# Problem details
Find the word "matplotlib" in the material below and gather every line that contains it.

# Supplied information
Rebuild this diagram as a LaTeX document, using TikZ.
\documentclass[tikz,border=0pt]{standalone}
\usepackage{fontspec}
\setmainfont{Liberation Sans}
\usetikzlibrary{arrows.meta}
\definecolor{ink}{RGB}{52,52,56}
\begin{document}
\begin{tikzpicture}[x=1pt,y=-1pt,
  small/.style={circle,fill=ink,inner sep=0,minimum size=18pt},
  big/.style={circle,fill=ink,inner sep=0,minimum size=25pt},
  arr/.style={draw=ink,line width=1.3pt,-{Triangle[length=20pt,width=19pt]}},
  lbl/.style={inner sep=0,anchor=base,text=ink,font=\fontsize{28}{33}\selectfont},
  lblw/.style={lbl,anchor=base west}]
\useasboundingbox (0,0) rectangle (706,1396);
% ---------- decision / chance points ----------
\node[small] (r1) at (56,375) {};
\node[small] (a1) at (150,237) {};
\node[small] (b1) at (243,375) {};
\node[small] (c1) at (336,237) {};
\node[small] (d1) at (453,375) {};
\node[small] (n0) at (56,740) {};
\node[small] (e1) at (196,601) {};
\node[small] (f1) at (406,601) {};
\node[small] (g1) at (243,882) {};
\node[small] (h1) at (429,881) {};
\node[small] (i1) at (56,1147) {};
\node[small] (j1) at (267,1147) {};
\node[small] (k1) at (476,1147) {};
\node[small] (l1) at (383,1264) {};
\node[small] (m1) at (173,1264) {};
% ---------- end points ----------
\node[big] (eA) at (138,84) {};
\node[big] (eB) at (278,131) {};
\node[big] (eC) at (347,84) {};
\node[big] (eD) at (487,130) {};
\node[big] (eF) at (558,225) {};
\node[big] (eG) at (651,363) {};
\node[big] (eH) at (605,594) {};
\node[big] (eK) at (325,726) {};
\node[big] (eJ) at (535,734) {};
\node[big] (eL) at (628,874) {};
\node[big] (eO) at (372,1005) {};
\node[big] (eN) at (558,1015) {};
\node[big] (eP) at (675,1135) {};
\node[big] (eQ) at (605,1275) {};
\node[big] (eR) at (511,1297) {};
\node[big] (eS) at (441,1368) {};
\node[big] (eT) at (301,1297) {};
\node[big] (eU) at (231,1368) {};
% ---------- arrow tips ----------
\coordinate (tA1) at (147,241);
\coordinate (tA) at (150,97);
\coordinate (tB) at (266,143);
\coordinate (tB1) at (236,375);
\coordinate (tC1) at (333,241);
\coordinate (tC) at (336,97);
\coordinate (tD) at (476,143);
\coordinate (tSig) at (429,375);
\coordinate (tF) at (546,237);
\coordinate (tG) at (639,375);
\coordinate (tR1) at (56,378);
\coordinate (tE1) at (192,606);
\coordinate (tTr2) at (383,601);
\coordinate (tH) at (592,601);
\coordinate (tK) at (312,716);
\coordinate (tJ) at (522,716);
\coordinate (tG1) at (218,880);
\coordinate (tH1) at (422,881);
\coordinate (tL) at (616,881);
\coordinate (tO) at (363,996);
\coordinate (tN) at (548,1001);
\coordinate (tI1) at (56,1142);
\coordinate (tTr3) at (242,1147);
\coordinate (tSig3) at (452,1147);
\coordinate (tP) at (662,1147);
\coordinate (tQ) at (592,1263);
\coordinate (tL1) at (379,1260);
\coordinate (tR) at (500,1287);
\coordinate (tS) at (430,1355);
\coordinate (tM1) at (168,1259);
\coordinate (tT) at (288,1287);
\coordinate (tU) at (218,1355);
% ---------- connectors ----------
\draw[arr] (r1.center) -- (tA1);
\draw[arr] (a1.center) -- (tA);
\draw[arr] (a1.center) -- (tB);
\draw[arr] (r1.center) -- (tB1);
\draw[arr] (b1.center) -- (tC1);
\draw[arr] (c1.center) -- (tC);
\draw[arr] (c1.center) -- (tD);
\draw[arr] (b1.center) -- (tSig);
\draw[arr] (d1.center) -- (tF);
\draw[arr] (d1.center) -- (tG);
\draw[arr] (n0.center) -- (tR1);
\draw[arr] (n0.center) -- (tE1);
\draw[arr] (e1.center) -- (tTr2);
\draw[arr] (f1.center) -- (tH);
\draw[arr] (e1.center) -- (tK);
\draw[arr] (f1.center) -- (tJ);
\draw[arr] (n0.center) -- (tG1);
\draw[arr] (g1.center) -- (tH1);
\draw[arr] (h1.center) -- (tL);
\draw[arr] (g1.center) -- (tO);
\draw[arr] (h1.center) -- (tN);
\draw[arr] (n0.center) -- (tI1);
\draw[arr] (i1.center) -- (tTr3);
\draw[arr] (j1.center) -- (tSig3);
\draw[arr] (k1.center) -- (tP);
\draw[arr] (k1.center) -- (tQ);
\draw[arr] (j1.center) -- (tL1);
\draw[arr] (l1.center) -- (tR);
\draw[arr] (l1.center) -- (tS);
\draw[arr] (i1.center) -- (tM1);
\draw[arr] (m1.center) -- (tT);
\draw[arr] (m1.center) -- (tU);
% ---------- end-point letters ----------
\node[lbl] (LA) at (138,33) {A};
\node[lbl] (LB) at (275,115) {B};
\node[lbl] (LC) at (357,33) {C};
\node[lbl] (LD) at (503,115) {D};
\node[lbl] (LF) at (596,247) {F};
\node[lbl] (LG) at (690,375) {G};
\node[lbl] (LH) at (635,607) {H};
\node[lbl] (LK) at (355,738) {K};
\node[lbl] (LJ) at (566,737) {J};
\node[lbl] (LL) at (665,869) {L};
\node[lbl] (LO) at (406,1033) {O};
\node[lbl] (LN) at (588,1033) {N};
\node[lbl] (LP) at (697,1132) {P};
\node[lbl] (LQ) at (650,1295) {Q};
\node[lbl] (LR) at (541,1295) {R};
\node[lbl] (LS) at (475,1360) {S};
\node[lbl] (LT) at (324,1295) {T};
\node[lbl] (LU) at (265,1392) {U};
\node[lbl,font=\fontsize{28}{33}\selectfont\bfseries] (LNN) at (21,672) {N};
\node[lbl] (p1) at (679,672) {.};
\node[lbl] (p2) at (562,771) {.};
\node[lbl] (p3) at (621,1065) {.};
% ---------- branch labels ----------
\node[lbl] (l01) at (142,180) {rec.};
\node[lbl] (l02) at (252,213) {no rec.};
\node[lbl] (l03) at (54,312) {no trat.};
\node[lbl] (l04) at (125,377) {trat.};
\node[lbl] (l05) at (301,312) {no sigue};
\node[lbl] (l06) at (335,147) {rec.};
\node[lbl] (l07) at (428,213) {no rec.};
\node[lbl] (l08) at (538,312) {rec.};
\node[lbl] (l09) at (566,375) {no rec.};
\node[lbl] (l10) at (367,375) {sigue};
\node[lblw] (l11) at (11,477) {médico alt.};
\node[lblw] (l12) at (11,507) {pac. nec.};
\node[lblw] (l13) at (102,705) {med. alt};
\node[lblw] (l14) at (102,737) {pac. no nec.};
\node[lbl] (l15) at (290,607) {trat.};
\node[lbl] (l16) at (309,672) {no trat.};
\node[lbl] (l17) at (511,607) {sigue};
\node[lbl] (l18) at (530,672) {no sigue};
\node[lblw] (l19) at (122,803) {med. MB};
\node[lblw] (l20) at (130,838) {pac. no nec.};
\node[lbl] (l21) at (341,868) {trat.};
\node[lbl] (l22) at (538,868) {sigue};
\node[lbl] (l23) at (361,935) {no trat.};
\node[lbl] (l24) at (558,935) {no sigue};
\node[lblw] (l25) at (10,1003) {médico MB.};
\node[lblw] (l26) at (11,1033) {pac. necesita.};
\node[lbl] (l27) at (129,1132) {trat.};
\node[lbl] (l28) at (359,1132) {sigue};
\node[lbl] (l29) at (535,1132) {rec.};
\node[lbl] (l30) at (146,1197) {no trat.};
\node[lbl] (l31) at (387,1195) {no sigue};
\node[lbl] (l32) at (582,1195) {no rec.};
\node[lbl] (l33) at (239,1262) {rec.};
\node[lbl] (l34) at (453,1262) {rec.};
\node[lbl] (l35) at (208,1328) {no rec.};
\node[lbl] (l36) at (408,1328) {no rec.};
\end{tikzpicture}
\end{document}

...

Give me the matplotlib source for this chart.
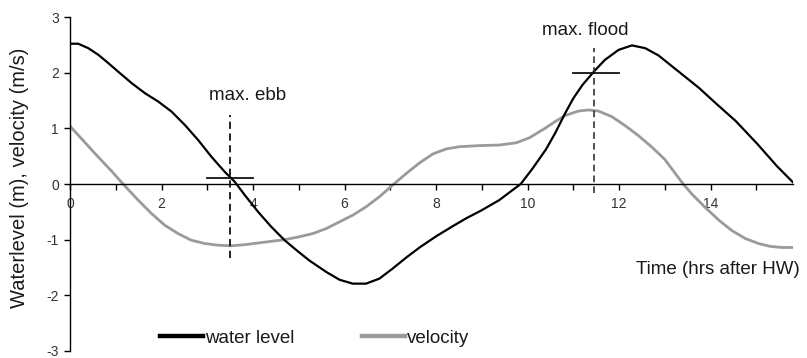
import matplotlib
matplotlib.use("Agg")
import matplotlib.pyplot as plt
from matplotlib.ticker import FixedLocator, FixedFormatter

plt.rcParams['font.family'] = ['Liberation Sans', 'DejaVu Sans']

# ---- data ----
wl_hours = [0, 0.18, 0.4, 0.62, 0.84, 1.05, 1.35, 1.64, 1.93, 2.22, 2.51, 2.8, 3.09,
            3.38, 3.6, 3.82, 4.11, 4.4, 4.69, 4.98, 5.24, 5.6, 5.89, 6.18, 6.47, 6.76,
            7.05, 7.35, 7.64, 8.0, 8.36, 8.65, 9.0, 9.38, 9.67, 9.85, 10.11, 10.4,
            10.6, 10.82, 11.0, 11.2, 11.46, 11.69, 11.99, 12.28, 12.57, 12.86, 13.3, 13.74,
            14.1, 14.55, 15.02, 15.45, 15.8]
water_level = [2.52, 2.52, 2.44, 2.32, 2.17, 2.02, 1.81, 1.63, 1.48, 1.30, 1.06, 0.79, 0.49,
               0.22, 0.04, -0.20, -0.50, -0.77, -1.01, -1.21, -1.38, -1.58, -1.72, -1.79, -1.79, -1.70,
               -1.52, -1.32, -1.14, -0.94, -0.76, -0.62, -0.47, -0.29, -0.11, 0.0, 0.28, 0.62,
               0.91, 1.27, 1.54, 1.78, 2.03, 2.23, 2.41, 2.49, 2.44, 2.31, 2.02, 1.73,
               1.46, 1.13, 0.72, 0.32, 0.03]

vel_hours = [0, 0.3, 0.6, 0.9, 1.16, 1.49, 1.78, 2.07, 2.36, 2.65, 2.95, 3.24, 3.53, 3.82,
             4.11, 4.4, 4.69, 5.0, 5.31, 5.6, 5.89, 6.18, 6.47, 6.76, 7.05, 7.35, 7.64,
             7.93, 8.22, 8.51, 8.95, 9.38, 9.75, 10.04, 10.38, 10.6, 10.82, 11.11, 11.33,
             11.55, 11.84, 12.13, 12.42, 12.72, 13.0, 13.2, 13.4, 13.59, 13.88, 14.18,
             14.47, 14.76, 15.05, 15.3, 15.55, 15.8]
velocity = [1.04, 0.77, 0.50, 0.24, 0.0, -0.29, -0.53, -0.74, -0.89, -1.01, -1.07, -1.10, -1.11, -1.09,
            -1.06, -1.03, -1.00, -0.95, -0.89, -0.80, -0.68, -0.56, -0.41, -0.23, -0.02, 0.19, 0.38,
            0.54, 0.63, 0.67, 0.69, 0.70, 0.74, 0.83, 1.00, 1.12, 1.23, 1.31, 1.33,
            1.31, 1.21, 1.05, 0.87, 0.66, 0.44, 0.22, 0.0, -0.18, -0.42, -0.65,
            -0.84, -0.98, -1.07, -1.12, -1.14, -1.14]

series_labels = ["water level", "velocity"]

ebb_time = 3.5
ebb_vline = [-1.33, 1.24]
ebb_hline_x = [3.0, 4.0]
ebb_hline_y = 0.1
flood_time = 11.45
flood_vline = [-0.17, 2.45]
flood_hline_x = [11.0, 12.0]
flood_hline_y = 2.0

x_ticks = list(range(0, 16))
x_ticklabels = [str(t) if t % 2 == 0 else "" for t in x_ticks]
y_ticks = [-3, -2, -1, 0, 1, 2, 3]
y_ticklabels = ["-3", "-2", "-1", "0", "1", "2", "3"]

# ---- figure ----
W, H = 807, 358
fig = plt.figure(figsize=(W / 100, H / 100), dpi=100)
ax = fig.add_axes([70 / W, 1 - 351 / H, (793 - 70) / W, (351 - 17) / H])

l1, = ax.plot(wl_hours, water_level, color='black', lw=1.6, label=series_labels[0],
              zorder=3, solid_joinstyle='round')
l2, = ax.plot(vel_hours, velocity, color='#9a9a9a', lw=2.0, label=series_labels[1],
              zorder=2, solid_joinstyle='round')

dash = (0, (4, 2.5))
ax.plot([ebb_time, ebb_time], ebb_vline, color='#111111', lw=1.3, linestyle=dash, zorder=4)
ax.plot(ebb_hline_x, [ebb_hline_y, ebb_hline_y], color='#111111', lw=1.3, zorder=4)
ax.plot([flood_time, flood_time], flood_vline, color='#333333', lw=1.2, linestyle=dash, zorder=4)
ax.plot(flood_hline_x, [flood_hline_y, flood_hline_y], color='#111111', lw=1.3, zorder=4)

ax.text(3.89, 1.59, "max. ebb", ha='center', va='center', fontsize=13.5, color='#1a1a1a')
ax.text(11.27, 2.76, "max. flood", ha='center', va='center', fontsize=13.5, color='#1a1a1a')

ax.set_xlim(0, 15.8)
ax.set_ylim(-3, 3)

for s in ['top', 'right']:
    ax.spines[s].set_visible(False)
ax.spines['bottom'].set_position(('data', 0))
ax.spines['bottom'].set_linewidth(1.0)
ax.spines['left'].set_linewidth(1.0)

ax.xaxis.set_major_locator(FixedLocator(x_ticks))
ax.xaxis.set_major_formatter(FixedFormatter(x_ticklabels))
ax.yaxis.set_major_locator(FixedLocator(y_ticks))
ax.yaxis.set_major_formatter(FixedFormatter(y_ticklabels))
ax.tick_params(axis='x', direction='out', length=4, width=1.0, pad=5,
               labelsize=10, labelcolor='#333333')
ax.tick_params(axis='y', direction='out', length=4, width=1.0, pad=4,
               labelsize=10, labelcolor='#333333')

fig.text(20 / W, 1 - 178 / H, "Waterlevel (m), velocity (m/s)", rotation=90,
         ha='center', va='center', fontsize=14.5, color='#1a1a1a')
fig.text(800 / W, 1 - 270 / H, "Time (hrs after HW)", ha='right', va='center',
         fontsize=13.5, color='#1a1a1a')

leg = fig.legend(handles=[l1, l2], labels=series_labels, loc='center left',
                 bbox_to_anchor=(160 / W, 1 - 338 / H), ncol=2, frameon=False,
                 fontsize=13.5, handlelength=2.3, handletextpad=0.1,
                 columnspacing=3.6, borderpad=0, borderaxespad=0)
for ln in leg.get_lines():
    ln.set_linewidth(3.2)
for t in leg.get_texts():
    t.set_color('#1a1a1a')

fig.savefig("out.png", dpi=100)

...

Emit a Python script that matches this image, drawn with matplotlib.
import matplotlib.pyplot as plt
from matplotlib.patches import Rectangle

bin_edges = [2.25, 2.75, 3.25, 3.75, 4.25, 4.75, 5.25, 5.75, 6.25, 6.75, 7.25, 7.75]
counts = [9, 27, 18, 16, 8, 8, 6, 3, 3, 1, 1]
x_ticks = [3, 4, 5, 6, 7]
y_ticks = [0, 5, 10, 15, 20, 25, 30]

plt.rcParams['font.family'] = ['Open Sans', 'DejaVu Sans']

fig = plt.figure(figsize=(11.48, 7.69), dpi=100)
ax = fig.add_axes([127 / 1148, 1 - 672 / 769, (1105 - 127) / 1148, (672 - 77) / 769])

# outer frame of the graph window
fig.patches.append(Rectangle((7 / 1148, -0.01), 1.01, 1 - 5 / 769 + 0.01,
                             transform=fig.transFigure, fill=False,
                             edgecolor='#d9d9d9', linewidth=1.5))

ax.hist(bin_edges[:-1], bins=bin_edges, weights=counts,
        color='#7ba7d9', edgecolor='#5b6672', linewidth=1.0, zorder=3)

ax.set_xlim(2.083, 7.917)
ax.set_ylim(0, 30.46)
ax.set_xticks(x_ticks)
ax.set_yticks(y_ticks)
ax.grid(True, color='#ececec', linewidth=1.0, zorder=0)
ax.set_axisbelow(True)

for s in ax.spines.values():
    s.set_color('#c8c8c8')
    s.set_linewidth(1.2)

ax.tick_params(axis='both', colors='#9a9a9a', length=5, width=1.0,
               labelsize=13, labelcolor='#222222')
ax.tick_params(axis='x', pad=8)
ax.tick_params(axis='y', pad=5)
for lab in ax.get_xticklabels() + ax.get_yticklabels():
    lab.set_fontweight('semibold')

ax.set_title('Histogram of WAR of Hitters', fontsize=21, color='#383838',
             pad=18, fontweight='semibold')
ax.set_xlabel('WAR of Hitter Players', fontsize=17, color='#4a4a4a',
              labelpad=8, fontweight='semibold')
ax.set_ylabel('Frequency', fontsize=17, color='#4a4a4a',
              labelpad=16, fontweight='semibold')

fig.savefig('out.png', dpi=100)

# Answer to this exercise
Give me the matplotlib source for this chart.
import matplotlib
matplotlib.use("Agg")
import matplotlib.pyplot as plt
from matplotlib.ticker import FixedLocator, FixedFormatter
Emit a Python script that matches this image, drawn with matplotlib.
import matplotlib.pyplot as plt
from matplotlib.patches import Rectangle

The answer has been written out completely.